Amessek est une broche ronde, souvent ouvragée, en filigrane. Les motifs filigranés sont soudés, soit directement entre eux, soit sur une sorte de plaque épaisse, réalisée au moule de cuivre, et dont la forme générale est celle que l’on veut donner au bijou. Le milieu est laissé vide pour permettre à l’étoffe d’y pénétrer et à l’épingle de la retenir. L’amessek est orné de plusieurs chaînettes terminées par de petits morceaux de corail rouge et par des plaquettes d’argent. Ce bijou sert en général à fixer sur la poitrine les divers habits de l’Auréssienne.

Le taneâst est une parure de la coiffure ; il peut être comparé à amessek ; il diffère de ce dernier par le fait que le centre du bijou, au lieu d’être vide pour permettre à l’épingle de retenir l’étoffe, est occupée par un motif quelconque. Le taneâst est muni d’un anneau dans sa partie supérieure ; il est porté à l’oreille ; les chaînettes pendent de chaque côté du visage ; il est retenu par un simple cordon attaché à l’anneau, d’un taneâst à l’autre en passant sur le dessus de la tête. Souvent, pour éviter que le poids du tchounât rabatte le pavillon de l’oreille, les Auréssiennes attachent ces boucles au taneâst.

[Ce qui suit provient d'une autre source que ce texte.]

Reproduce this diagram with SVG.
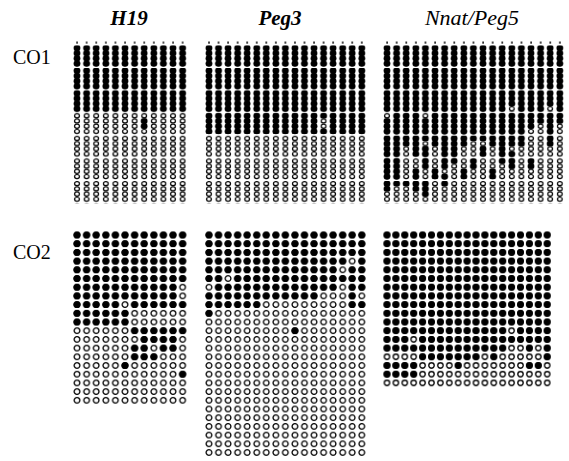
<svg xmlns="http://www.w3.org/2000/svg" width="569" height="461" viewBox="0 0 569 461">
<style>
.t{font-family:"Liberation Serif","Times New Roman",serif;font-style:italic;font-weight:bold;font-size:21px;text-anchor:middle}
.l{font-family:"Liberation Serif","Times New Roman",serif;font-size:20px}
</style>
<defs>
<g id="c1f"><ellipse cx="0" cy="2.6" rx="3.3" ry="3.2"/><ellipse cx="0" cy="7.8" rx="3.3" ry="3.2"/><ellipse cx="0" cy="13" rx="3.3" ry="3.2"/><ellipse cx="0" cy="18.2" rx="3.3" ry="3.2"/></g>
<g id="c1o" fill="#fff" stroke="#000" stroke-width="1.2"><ellipse cx="0" cy="2.6" rx="2.4" ry="2"/><ellipse cx="0" cy="7.8" rx="2.4" ry="2"/><ellipse cx="0" cy="13" rx="2.4" ry="2"/><ellipse cx="0" cy="18.2" rx="2.4" ry="2"/></g>
<pattern id="h1f" patternUnits="userSpaceOnUse" x="72.2" y="45.4" width="9.6" height="22.6"><use href="#c1f" x="4.8"/></pattern>
<pattern id="h1o" patternUnits="userSpaceOnUse" x="72.2" y="45.4" width="9.6" height="22.6"><rect width="9.6" height="22.6" fill="#fff"/><use href="#c1o" x="4.8"/></pattern>
<pattern id="p1f" patternUnits="userSpaceOnUse" x="204.2" y="45.4" width="9.55" height="22.6"><use href="#c1f" x="4.775"/></pattern>
<pattern id="p1o" patternUnits="userSpaceOnUse" x="204.2" y="45.4" width="9.55" height="22.6"><rect width="9.55" height="22.6" fill="#fff"/><use href="#c1o" x="4.775"/></pattern>
<pattern id="n1f" patternUnits="userSpaceOnUse" x="382.2" y="45.4" width="9.6" height="22.6"><use href="#c1f" x="4.8"/></pattern>
<pattern id="n1o" patternUnits="userSpaceOnUse" x="382.2" y="45.4" width="9.6" height="22.6"><rect width="9.6" height="22.6" fill="#fff"/><use href="#c1o" x="4.8"/></pattern>
<pattern id="h2f" patternUnits="userSpaceOnUse" x="72.2" y="230.65" width="9.6" height="8.7"><circle cx="4.8" cy="4.35" r="3.5"/></pattern>
<pattern id="h2o" patternUnits="userSpaceOnUse" x="72.2" y="230.65" width="9.6" height="8.7"><rect width="9.6" height="8.7" fill="#fff"/><circle cx="4.8" cy="4.35" r="2.8" fill="#fff" stroke="#000" stroke-width="1.3"/></pattern>
<pattern id="p2f" patternUnits="userSpaceOnUse" x="204.2" y="230.65" width="9.55" height="8.7"><circle cx="4.775" cy="4.35" r="3.5"/></pattern>
<pattern id="p2o" patternUnits="userSpaceOnUse" x="204.2" y="230.65" width="9.55" height="8.7"><rect width="9.55" height="8.7" fill="#fff"/><circle cx="4.775" cy="4.35" r="2.8" fill="#fff" stroke="#000" stroke-width="1.3"/></pattern>
<pattern id="n2f" patternUnits="userSpaceOnUse" x="382.55" y="230.65" width="8.9" height="8.7"><circle cx="4.45" cy="4.35" r="3.4"/></pattern>
<pattern id="n2o" patternUnits="userSpaceOnUse" x="382.55" y="230.65" width="8.9" height="8.7"><rect width="8.9" height="8.7" fill="#fff"/><circle cx="4.45" cy="4.35" r="2.7" fill="#fff" stroke="#000" stroke-width="1.3"/></pattern>
<pattern id="th" patternUnits="userSpaceOnUse" x="72.2" y="41" width="9.6" height="4"><rect x="4.2" y="0.5" width="1.3" height="2.2"/></pattern>
<pattern id="tp" patternUnits="userSpaceOnUse" x="204.2" y="41" width="9.55" height="4"><rect x="4.1" y="0.5" width="1.4" height="2.2"/></pattern>
<pattern id="tn" patternUnits="userSpaceOnUse" x="382.2" y="41" width="9.6" height="4"><rect x="4.2" y="0.5" width="1.4" height="2.2"/></pattern>
</defs>
<rect width="569" height="461" fill="#fff"/>
<g id="titles">
<text class="t" x="129" y="25">H19</text>
<text class="t" x="280" y="25">Peg3</text>
<text class="t" x="472" y="25" style="font-weight:normal;font-size:22px">Nnat/Peg5</text>
<text class="l" x="13" y="64">CO1</text>
<text class="l" x="13" y="259">CO2</text>
</g>
<g id="ticks">
<rect x="72.2" y="41" width="115.2" height="4" fill="url(#th)"/>
<rect x="204.2" y="41" width="162.35" height="4" fill="url(#tp)"/>
<rect x="382.2" y="41" width="182.4" height="4" fill="url(#tn)"/>
</g>
<g id="co1-h19">
<rect x="72.2" y="45.4" width="115.2" height="158.2" fill="url(#h1o)"/>
<g fill="url(#h1f)">
<rect x="72.2" y="45.4" width="115.2" height="67.8"/>
<rect x="139.4" y="118.4" width="9.6" height="10.4"/>
</g>
</g>
<g id="co1-peg3">
<rect x="204.2" y="45.4" width="162.35" height="158.2" fill="url(#p1o)"/>
<rect x="204.2" y="45.4" width="162.35" height="88.6" fill="url(#p1f)"/>
<rect x="318.8" y="118.4" width="9.55" height="10.4" fill="url(#p1o)"/>
</g>
<g id="co1-nnat">
<rect x="382.2" y="45.4" width="182.4" height="158.2" fill="url(#n1o)"/>
<rect x="382.2" y="45.4" width="182.4" height="100.8" fill="url(#n1f)"/>
<g fill="url(#n1o)">
<rect x="507" y="106.2" width="9.6" height="5.2"/>
<rect x="545.4" y="106.2" width="9.6" height="5.2"/>
<rect x="382.2" y="113.2" width="9.6" height="5.2"/>
<rect x="420.6" y="113.2" width="9.6" height="5.2"/>
<rect x="535.8" y="123.6" width="9.6" height="22.6"/>
<rect x="555" y="123.6" width="9.6" height="22.6"/>
<rect x="526.2" y="128.8" width="9.6" height="17.4"/>
<rect x="420.6" y="141" width="9.6" height="5.2"/>
<rect x="468.6" y="141" width="19.2" height="5.2"/>
</g>
<g fill="url(#n1f)">
<rect x="382.2" y="146.2" width="9.6" height="45.2"/>
<rect x="391.8" y="146.2" width="9.6" height="40"/>
<rect x="401.4" y="181" width="9.6" height="5.2"/>
<rect x="411" y="146.2" width="9.6" height="10.4"/>
<rect x="411" y="168.8" width="9.6" height="22.6"/>
<rect x="420.6" y="146.2" width="9.6" height="22.6"/>
<rect x="420.6" y="181" width="9.6" height="15.6"/>
<rect x="430.2" y="168.8" width="9.6" height="10.4"/>
<rect x="439.8" y="146.2" width="9.6" height="22.6"/>
<rect x="439.8" y="174" width="9.6" height="12.2"/>
<rect x="449.4" y="146.2" width="9.6" height="17.4"/>
<rect x="459" y="168.8" width="9.6" height="10.4"/>
<rect x="468.6" y="158.4" width="9.6" height="10.4"/>
<rect x="478.2" y="146.2" width="9.6" height="10.4"/>
<rect x="487.8" y="168.8" width="9.6" height="10.4"/>
<rect x="497.4" y="146.2" width="9.6" height="17.4"/>
<rect x="507" y="151.4" width="9.6" height="17.4"/>
<rect x="526.2" y="158.4" width="9.6" height="10.4"/>
</g>
</g>
<g id="co2-h19">
<rect x="72.2" y="230.65" width="115.2" height="174" fill="url(#h2o)"/>
<g fill="url(#h2f)">
<rect x="72.2" y="230.65" width="57.6" height="95.7"/>
<rect x="129.8" y="230.65" width="48" height="78.3"/>
<rect x="177.8" y="230.65" width="9.6" height="52.2"/>
<rect x="177.8" y="300.25" width="9.6" height="8.7"/>
<rect x="129.8" y="326.35" width="57.6" height="8.7"/>
<rect x="139.4" y="335.05" width="38.4" height="8.7"/>
<rect x="129.8" y="343.75" width="19.2" height="8.7"/>
<rect x="158.6" y="343.75" width="19.2" height="8.7"/>
<rect x="129.8" y="352.45" width="28.8" height="8.7"/>
<rect x="120.2" y="361.15" width="9.6" height="8.7"/>
<rect x="177.8" y="369.85" width="9.6" height="8.7"/>
</g>
<rect x="120.2" y="300.25" width="9.6" height="8.7" fill="url(#h2o)"/>
</g>
<g id="co2-peg3">
<rect x="204.2" y="230.65" width="162.35" height="226.2" fill="url(#p2o)"/>
<rect x="204.2" y="230.65" width="162.35" height="69.6" fill="url(#p2f)"/>
<g fill="url(#p2o)">
<rect x="347.45" y="256.75" width="9.55" height="8.7"/>
<rect x="337.9" y="265.45" width="9.55" height="8.7"/>
<rect x="223.3" y="274.15" width="9.55" height="8.7"/>
<rect x="204.2" y="282.85" width="9.55" height="8.7"/>
<rect x="337.9" y="282.85" width="9.55" height="8.7"/>
<rect x="318.8" y="291.55" width="28.65" height="8.7"/>
<rect x="357" y="291.55" width="9.55" height="8.7"/>
</g>
<g fill="url(#p2f)">
<rect x="204.2" y="300.25" width="57.3" height="8.7"/>
<rect x="347.45" y="300.25" width="19.1" height="8.7"/>
<rect x="204.2" y="308.95" width="9.55" height="8.7"/>
<rect x="290.15" y="326.35" width="9.55" height="8.7"/>
</g>
</g>
<g id="co2-nnat">
<rect x="382.55" y="230.65" width="169.1" height="156.6" fill="url(#n2o)"/>
<rect x="382.55" y="230.65" width="169.1" height="121.8" fill="url(#n2f)"/>
<g fill="url(#n2o)">
<rect x="507.15" y="326.35" width="8.9" height="8.7"/>
<rect x="409.25" y="335.05" width="8.9" height="8.7"/>
<rect x="507.15" y="343.75" width="17.8" height="8.7"/>
<rect x="533.85" y="343.75" width="8.9" height="8.7"/>
</g>
<g fill="url(#n2f)">
<rect x="418.15" y="352.45" width="62.3" height="8.7"/>
<rect x="489.35" y="352.45" width="8.9" height="8.7"/>
<rect x="542.75" y="352.45" width="8.9" height="8.7"/>
<rect x="382.55" y="361.15" width="35.6" height="8.7"/>
<rect x="453.75" y="361.15" width="8.9" height="8.7"/>
<rect x="524.95" y="361.15" width="17.8" height="8.7"/>
<rect x="382.55" y="369.85" width="35.6" height="8.7"/>
</g>
</g>
</svg>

Les boîtes à miroirs sont de forme ronde ; elles peuvent être ciselées ou ajourées. Quand elles sont ajourées, elles s’ornent de tselselts ; leur ornementation comporte alors une pierre centrale et deux cercles réunis par des volutes filigranées. Elles sont le plus souvent utilisées pour cacher les pièces de monnaie.

Le skhab est un lourd collier, très ancien ; ses éléments, de forme sphérique ou fuselés rappellent ceux qui ornent les tchouchnêt. Ils sont enfilés sur un solide fil de laine, séparés les uns des autres par des morceaux de corail. Le skhab se termine le plus souvent par un petit peigne en argent ouvragé au ciseau. L’originalité et l’élégance de ce bijou dépend de sa longueur (il doit descendre jusqu’à la taille), du nombre de ses motifs d’argent, de la couleur du corail, dont les morceaux doivent être choisis pour attirer le regard.

Chez les Bénibousliman et chez les Ouled Daoud, les femmes portent souvent, en guise de collier, des chapelets de perles noires terminés par un ornement fuselé d’argent.